[Task statement]:
Images are not part of the copy; write out the rest of the data exactly as given.

━━━━━━━━

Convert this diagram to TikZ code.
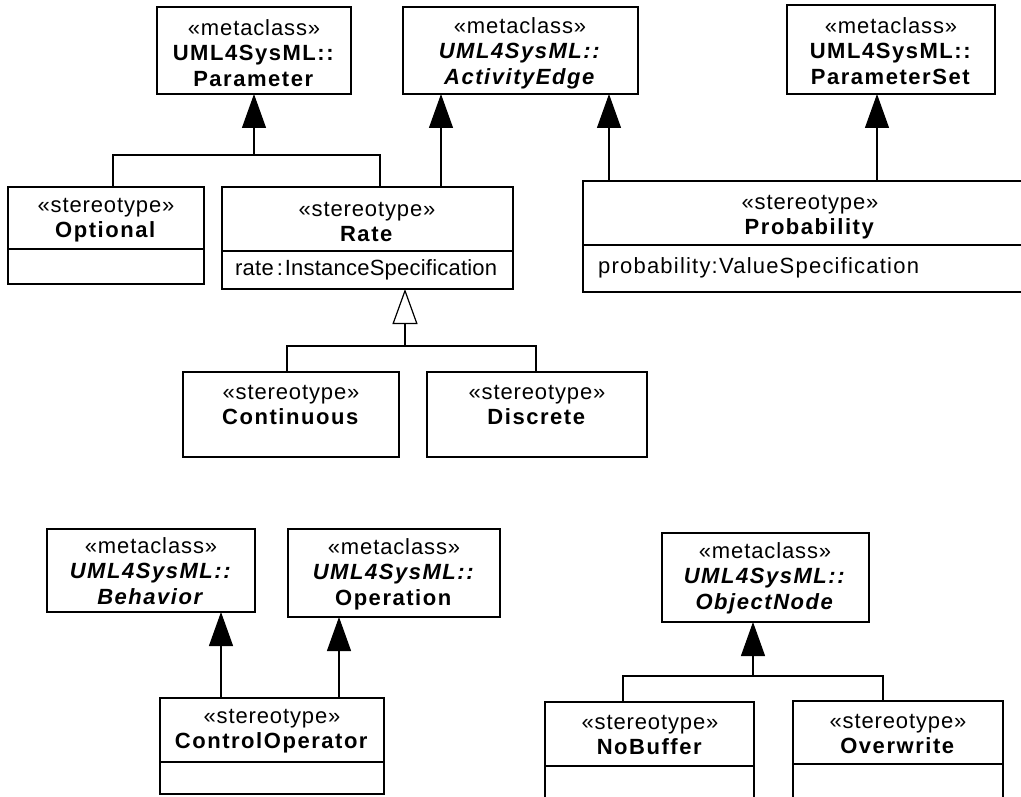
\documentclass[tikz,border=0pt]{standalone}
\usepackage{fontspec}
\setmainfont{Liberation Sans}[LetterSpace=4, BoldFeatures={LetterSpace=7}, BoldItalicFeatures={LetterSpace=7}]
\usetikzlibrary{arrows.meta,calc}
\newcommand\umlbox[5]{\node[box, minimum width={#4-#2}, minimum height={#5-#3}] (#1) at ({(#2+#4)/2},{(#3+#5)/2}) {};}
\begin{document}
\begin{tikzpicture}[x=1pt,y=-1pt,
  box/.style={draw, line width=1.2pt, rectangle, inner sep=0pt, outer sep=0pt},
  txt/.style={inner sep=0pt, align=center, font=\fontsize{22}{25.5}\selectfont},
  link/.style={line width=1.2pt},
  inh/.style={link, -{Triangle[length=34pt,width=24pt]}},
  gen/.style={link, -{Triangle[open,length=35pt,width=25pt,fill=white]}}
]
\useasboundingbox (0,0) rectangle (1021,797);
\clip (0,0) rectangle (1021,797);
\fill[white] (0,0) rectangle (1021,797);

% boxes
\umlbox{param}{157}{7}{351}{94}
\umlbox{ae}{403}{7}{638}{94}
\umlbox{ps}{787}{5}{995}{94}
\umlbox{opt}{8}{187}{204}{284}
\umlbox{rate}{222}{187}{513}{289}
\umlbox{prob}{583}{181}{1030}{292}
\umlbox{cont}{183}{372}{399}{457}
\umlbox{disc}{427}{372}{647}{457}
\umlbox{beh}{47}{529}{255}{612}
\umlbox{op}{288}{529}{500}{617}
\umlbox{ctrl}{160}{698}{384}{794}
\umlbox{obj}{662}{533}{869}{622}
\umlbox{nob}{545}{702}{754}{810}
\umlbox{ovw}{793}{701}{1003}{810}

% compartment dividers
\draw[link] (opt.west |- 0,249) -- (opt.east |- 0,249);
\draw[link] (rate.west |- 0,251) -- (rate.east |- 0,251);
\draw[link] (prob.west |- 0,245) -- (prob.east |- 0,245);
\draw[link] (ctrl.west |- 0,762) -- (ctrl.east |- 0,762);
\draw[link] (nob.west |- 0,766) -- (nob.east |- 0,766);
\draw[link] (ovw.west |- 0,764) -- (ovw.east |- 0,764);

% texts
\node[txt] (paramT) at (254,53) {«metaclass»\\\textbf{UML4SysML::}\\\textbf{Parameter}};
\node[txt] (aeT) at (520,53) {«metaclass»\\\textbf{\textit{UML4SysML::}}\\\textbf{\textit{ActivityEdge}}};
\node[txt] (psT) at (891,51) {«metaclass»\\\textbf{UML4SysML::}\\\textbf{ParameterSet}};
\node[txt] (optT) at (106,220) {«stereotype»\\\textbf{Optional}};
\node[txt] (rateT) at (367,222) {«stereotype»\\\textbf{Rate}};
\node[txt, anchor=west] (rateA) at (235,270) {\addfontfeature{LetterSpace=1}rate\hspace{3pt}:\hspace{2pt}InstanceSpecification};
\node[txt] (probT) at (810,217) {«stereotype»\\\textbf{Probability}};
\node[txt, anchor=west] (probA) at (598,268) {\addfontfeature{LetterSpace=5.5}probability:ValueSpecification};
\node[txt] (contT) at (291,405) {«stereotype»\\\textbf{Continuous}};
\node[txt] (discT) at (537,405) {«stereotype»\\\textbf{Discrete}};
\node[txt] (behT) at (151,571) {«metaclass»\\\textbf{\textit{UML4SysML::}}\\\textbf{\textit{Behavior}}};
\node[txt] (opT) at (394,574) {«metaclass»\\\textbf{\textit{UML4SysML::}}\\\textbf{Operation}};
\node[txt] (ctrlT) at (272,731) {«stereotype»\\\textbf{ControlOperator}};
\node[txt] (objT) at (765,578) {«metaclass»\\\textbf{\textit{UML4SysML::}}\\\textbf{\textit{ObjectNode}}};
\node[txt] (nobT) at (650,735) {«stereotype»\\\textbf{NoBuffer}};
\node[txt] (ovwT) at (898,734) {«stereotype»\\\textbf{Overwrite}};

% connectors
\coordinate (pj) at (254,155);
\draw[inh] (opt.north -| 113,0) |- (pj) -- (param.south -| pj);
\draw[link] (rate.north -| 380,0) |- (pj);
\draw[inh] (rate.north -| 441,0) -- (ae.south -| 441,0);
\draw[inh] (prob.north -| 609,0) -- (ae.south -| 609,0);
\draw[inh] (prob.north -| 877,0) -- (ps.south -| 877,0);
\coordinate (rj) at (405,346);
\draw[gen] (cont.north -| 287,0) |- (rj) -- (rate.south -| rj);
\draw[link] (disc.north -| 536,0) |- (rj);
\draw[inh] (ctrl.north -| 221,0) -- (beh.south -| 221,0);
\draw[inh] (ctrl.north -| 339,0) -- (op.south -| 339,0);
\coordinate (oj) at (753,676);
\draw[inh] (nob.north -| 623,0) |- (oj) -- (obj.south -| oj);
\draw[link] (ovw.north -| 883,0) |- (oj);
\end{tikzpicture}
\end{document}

━━━━━━━━

[Exercise output]:
Convert this diagram to TikZ code.
\documentclass[tikz,border=0pt]{standalone}
\usepackage{fontspec}
\setmainfont{Liberation Sans}[LetterSpace=4, BoldFeatures={LetterSpace=7}, BoldItalicFeatures={LetterSpace=7}]
\usetikzlibrary{arrows.meta,calc}
\newcommand\umlbox[5]{\node[box, minimum width={#4-#2}, minimum height={#5-#3}] (#1) at ({(#2+#4)/2},{(#3+#5)/2}) {};}
\begin{document}
\begin{tikzpicture}[x=1pt,y=-1pt,
  box/.style={draw, line width=1.2pt, rectangle, inner sep=0pt, outer sep=0pt},
  txt/.style={inner sep=0pt, align=center, font=\fontsize{22}{25.5}\selectfont},
  link/.style={line width=1.2pt},
  inh/.style={link, -{Triangle[length=34pt,width=24pt]}},
  gen/.style={link, -{Triangle[open,length=35pt,width=25pt,fill=white]}}
]
\useasboundingbox (0,0) rectangle (1021,797);
\clip (0,0) rectangle (1021,797);
\fill[white] (0,0) rectangle (1021,797);

% boxes
\umlbox{param}{157}{7}{351}{94}
\umlbox{ae}{403}{7}{638}{94}
\umlbox{ps}{787}{5}{995}{94}
\umlbox{opt}{8}{187}{204}{284}
\umlbox{rate}{222}{187}{513}{289}
\umlbox{prob}{583}{181}{1030}{292}
\umlbox{cont}{183}{372}{399}{457}
\umlbox{disc}{427}{372}{647}{457}
\umlbox{beh}{47}{529}{255}{612}
\umlbox{op}{288}{529}{500}{617}
\umlbox{ctrl}{160}{698}{384}{794}
\umlbox{obj}{662}{533}{869}{622}
\umlbox{nob}{545}{702}{754}{810}
\umlbox{ovw}{793}{701}{1003}{810}

% compartment dividers
\draw[link] (opt.west |- 0,249) -- (opt.east |- 0,249);
\draw[link] (rate.west |- 0,251) -- (rate.east |- 0,251);
\draw[link] (prob.west |- 0,245) -- (prob.east |- 0,245);
\draw[link] (ctrl.west |- 0,762) -- (ctrl.east |- 0,762);
\draw[link] (nob.west |- 0,766) -- (nob.east |- 0,766);
\draw[link] (ovw.west |- 0,764) -- (ovw.east |- 0,764);

% texts
\node[txt] (paramT) at (254,53) {«metaclass»\\\textbf{UML4SysML::}\\\textbf{Parameter}};
\node[txt] (aeT) at (520,53) {«metaclass»\\\textbf{\textit{UML4SysML::}}\\\textbf{\textit{ActivityEdge}}};
\node[txt] (psT) at (891,51) {«metaclass»\\\textbf{UML4SysML::}\\\textbf{ParameterSet}};
\node[txt] (optT) at (106,220) {«stereotype»\\\textbf{Optional}};
\node[txt] (rateT) at (367,222) {«stereotype»\\\textbf{Rate}};
\node[txt, anchor=west] (rateA) at (235,270) {\addfontfeature{LetterSpace=1}rate\hspace{3pt}:\hspace{2pt}InstanceSpecification};
\node[txt] (probT) at (810,217) {«stereotype»\\\textbf{Probability}};
\node[txt, anchor=west] (probA) at (598,268) {\addfontfeature{LetterSpace=5.5}probability:ValueSpecification};
\node[txt] (contT) at (291,405) {«stereotype»\\\textbf{Continuous}};
\node[txt] (discT) at (537,405) {«stereotype»\\\textbf{Discrete}};
\node[txt] (behT) at (151,571) {«metaclass»\\\textbf{\textit{UML4SysML::}}\\\textbf{\textit{Behavior}}};
\node[txt] (opT) at (394,574) {«metaclass»\\\textbf{\textit{UML4SysML::}}\\\textbf{Operation}};
\node[txt] (ctrlT) at (272,731) {«stereotype»\\\textbf{ControlOperator}};
\node[txt] (objT) at (765,578) {«metaclass»\\\textbf{\textit{UML4SysML::}}\\\textbf{\textit{ObjectNode}}};
\node[txt] (nobT) at (650,735) {«stereotype»\\\textbf{NoBuffer}};
\node[txt] (ovwT) at (898,734) {«stereotype»\\\textbf{Overwrite}};

% connectors
\coordinate (pj) at (254,155);
\draw[inh] (opt.north -| 113,0) |- (pj) -- (param.south -| pj);
\draw[link] (rate.north -| 380,0) |- (pj);
\draw[inh] (rate.north -| 441,0) -- (ae.south -| 441,0);
\draw[inh] (prob.north -| 609,0) -- (ae.south -| 609,0);
\draw[inh] (prob.north -| 877,0) -- (ps.south -| 877,0);
\coordinate (rj) at (405,346);
\draw[gen] (cont.north -| 287,0) |- (rj) -- (rate.south -| rj);
\draw[link] (disc.north -| 536,0) |- (rj);
\draw[inh] (ctrl.north -| 221,0) -- (beh.south -| 221,0);
\draw[inh] (ctrl.north -| 339,0) -- (op.south -| 339,0);
\coordinate (oj) at (753,676);
\draw[inh] (nob.north -| 623,0) |- (oj) -- (obj.south -| oj);
\draw[link] (ovw.north -| 883,0) |- (oj);
\end{tikzpicture}
\end{document}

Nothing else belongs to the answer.